En aquellas frías e interminables tardes de esos años, a la salida de los colegios nunca faltaba a su cita con los chavales que pasábamos cada día bajo su balcón.
Se entablaba rápidamente un fluido coloquio entre los de la calle y el del balcón, en el cual se trataban variados temas, como las preferencias sexuales de unos y otros, menciones apasionadas siempre relacionadas con funciones fisiológicas, sobre los difuntos próximos de los de abajo, cuestionándose indefectiblemente, por parte del plumífero, la honorabilidad de las señoras madres de los de abajo.
El Loro (sí, con mayúsculas) demostraba con su diestro manejo del lenguaje, adecuado a la ocasión, que disfrutaba de un entregado pedagogo que, a full time, debía vivir dedicado a la puesta al día del vocabulario de su aventajado pupilo.
En El Puerto de Santa María siempre se dieron loros famosos.
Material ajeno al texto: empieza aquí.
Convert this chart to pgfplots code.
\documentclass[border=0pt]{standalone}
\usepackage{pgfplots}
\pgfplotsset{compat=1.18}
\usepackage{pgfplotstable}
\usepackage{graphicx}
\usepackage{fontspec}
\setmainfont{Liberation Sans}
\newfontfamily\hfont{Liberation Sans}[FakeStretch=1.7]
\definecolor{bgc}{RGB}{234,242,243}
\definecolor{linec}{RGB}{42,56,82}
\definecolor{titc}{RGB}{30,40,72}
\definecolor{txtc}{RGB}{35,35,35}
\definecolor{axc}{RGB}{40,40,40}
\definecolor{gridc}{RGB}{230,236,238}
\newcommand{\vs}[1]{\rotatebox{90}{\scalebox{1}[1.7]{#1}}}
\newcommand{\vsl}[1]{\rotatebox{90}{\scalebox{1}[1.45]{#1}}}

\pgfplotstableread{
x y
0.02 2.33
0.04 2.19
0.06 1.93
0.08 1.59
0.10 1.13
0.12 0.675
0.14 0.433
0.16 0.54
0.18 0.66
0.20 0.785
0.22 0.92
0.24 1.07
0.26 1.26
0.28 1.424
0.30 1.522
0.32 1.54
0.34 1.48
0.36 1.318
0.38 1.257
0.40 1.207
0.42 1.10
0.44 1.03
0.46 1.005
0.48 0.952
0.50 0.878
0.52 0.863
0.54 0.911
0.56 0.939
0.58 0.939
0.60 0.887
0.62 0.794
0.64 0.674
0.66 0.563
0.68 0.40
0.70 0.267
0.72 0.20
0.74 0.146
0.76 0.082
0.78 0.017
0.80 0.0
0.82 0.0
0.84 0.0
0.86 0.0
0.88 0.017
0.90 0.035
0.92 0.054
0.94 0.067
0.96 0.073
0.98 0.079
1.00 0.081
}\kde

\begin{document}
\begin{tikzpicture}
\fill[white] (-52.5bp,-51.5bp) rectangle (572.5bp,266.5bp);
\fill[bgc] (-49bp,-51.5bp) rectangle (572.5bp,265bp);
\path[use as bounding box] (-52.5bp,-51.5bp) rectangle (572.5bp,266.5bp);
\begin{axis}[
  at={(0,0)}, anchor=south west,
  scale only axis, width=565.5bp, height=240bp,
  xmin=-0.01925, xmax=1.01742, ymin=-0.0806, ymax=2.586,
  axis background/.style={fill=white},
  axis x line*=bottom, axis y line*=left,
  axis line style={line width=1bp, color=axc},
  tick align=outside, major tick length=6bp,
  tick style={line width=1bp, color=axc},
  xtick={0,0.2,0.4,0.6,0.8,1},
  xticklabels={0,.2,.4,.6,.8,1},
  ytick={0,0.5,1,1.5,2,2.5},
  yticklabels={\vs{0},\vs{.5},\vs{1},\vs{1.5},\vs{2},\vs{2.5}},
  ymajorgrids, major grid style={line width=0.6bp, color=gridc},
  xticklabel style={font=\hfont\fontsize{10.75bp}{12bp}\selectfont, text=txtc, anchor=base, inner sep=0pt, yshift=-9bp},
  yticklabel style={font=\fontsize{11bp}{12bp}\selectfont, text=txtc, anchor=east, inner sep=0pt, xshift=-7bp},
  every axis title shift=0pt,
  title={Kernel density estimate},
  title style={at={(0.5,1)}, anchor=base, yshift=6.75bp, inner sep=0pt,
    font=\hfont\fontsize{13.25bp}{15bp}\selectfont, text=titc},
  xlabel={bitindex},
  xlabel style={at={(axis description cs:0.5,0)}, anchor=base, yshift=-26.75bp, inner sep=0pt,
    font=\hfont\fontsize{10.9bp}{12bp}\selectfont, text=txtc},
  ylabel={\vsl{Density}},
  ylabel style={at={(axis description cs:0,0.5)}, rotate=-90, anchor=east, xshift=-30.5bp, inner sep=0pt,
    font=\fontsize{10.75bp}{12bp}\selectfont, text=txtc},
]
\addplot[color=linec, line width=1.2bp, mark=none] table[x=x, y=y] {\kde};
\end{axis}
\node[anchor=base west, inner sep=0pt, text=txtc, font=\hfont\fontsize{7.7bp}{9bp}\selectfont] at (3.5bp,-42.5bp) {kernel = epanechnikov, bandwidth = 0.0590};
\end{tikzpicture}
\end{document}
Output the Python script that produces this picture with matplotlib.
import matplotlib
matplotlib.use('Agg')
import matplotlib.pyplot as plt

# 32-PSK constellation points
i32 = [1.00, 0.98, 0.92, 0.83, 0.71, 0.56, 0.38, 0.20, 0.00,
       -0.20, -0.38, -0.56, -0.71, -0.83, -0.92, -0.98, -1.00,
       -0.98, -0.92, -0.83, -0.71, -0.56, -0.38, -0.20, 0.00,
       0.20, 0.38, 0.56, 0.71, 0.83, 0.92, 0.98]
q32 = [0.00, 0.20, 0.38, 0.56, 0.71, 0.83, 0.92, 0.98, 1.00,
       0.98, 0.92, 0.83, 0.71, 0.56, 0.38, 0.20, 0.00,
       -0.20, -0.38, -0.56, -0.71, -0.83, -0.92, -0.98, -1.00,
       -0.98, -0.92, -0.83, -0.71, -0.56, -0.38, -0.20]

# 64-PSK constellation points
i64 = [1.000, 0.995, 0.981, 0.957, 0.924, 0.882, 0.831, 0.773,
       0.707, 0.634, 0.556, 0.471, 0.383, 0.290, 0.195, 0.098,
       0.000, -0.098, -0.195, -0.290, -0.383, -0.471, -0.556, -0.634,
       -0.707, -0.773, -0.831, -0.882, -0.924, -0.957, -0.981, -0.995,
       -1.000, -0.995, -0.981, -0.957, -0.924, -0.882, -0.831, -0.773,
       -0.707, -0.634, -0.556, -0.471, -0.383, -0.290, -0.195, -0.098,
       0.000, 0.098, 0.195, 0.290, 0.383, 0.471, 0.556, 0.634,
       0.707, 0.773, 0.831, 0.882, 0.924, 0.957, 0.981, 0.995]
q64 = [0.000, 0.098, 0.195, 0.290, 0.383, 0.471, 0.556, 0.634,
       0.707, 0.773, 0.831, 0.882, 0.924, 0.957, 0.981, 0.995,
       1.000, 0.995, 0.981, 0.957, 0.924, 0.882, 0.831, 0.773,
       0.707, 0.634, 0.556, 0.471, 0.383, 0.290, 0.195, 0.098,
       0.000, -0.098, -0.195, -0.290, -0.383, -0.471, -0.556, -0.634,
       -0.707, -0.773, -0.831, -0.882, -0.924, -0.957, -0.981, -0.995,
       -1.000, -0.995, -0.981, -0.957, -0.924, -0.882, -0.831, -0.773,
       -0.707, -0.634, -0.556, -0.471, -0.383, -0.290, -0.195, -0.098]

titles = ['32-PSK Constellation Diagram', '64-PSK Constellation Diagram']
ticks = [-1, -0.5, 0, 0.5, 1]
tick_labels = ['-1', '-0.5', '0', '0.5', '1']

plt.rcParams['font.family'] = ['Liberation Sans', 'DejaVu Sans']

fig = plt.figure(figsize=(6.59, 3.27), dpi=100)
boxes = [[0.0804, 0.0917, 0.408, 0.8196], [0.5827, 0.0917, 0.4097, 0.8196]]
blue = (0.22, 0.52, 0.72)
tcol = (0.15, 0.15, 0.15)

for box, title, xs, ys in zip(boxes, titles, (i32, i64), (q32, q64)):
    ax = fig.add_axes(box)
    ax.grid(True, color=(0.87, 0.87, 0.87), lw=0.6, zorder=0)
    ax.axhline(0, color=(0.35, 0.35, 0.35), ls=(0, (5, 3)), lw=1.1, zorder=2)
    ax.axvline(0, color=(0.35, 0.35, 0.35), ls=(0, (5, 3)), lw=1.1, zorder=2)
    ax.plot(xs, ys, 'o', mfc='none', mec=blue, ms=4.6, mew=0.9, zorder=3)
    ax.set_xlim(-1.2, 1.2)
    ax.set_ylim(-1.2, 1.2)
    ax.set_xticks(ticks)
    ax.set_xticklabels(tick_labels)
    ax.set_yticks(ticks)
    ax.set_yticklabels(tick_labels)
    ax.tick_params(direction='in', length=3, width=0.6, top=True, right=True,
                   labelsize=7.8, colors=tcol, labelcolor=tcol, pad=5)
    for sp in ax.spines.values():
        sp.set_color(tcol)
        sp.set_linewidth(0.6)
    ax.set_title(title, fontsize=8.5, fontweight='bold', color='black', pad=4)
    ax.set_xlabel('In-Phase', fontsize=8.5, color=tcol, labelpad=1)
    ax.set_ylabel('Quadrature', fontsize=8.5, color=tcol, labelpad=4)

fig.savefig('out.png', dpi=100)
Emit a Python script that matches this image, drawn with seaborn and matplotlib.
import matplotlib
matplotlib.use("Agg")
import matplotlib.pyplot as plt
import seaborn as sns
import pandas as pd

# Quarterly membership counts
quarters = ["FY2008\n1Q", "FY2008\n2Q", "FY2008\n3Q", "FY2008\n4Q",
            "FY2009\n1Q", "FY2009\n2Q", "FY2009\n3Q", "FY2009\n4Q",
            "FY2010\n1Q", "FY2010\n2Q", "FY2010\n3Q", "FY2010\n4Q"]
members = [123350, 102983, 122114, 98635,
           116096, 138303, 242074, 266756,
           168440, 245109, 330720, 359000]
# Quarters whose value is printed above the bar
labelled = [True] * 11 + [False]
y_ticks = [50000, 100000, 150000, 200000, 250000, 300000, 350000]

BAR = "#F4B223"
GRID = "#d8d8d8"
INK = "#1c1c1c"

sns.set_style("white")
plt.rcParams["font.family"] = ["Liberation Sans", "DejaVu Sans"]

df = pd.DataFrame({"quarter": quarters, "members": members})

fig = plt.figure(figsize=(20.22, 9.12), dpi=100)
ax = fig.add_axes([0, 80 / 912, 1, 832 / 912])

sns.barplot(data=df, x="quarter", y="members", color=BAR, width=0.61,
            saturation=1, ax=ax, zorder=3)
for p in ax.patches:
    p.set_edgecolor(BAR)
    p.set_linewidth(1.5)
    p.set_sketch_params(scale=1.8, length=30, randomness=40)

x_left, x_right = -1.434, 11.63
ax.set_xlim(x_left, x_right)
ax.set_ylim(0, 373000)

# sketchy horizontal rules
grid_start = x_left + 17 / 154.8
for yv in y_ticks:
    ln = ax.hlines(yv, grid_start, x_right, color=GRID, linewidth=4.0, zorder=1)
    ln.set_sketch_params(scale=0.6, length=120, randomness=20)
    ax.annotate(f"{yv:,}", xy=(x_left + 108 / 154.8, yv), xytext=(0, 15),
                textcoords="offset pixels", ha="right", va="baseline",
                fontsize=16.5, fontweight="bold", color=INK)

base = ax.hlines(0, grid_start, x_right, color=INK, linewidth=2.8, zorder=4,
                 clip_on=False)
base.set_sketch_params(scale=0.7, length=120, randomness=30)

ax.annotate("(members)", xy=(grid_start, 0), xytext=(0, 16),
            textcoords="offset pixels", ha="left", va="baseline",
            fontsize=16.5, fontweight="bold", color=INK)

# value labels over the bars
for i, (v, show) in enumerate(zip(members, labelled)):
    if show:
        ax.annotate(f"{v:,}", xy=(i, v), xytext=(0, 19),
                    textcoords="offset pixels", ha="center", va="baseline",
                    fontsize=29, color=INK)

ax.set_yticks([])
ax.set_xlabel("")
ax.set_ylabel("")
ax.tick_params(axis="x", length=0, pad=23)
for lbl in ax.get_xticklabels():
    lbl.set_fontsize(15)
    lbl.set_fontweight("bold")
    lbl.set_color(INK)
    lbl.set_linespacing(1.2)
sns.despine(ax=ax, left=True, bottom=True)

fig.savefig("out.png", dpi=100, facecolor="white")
Escritos hay de aquel loro aflamencado, en el S. XIX que al oir palillos o castañuelas en los tonos de zapateado, fandando, boleras y otros, se alegraba, gritaba e incluso bailaba llevando el compás de la música con sus patitas.
O el loro que tenía Alberti en su casa de Las Viñas, que al llegar un camarada le cantaba los primeros compases de La Internacional.
Cuando paso por la calle Alquiladores, mis ojos a través de sus gafas de vista cansada, siempre se dirigen a ese balcón hoy vacío y si bien no una oración, sí que le dedico al Loro de la calle Alquiladores una sonrisa.
Y sigo mi camino esperando oír tras de mí una voz aguda y chillona que me diga: ¡¡Hijo de p**a!!
Con permiso de José María Morillo para Diario de Cádiz
1 comentario:
Tu artículo del loro de mi calle, de la calle Alquiladores, me ha recordado a su ama, que me dedicaba una sonrisa a las tres de la tarde cuando salía de casa camino del colegio, con mi maleta al hombro.